As I said, check out the Language Shootout. Java, in almost every test, is
several times bigger than most other languages.

The rest of your comment, you change what I said so it's not worth addressing.

------
jpedrosa
Seeing the April 1st date of the article it was just a little bit harder to
believe they would write it like that. As folks have taken it seriously...

The Ruby community was formed without being forced into it necessarily.
Academics did not force people into Ruby. Businesses did not force people into
Ruby. Even Ruby on Rails was created because DHH was not forced to use PHP and
instead tried to make things work in this new called Ruby.

Scala has its followers but Academics push it and business types can push it
as well even though many business types still prefer Java and C#. Also, Scala
is being primarily used for server-side stuff which is a very crowded market
already and many developers are just a little bit too tired of having to
interface with complex server-side stuff while trying to innovate on the
client-side.

Thing is, as a guy who really digs Ruby, Scala does not worry me one bit. I
could always try and use a hyper-advanced Scala implementation or application
in the future given I can make choices at one point and then have to revisit
said choices in the future given the changes brought by new developments.

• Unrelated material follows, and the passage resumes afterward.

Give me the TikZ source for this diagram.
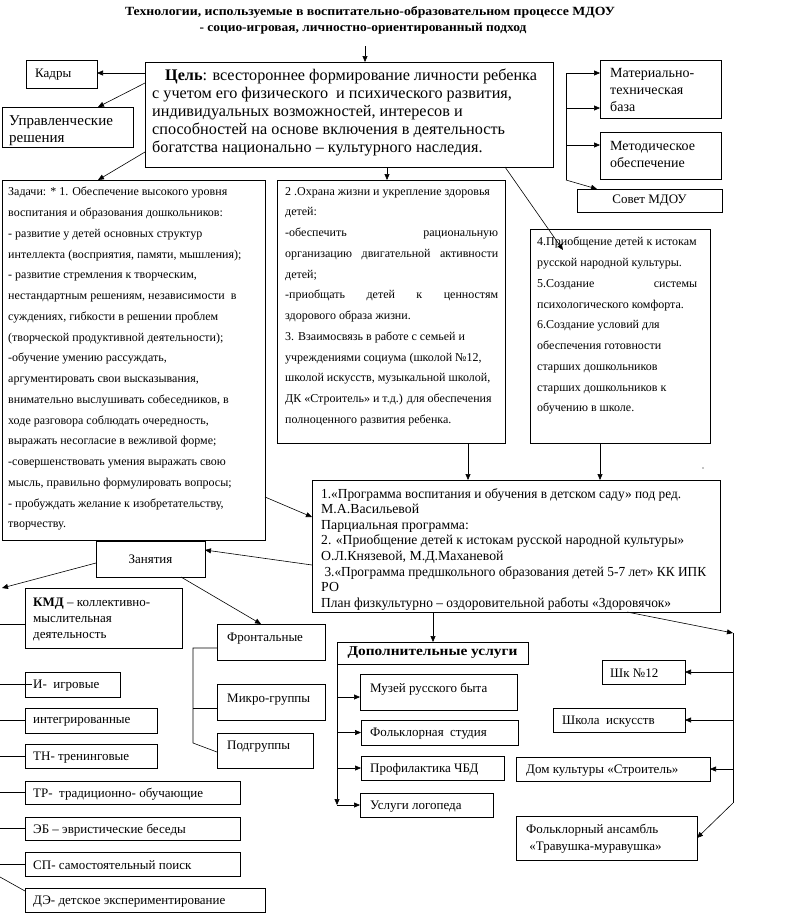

Let me tell you a little story. When C# was being first introduced in its very
early versions, I was very much playing Ultima Online on pirate servers. A new
pirate server was being coded in C# and it was becoming rather popular quite
fast and the single developer (or was it?) was having quite a lot of fun with
it. Nobody told him to use C# for that kind of thing I am sure, it was just
him putting his passion forward with the means he had at the time. C# has
grown since then, and many pros and hobbyists use it to create all kinds of
little programs on Windows.

Scala? Scala has an uphill battle, and many other languages have had their own
uphill battles throughout the years. It's tough.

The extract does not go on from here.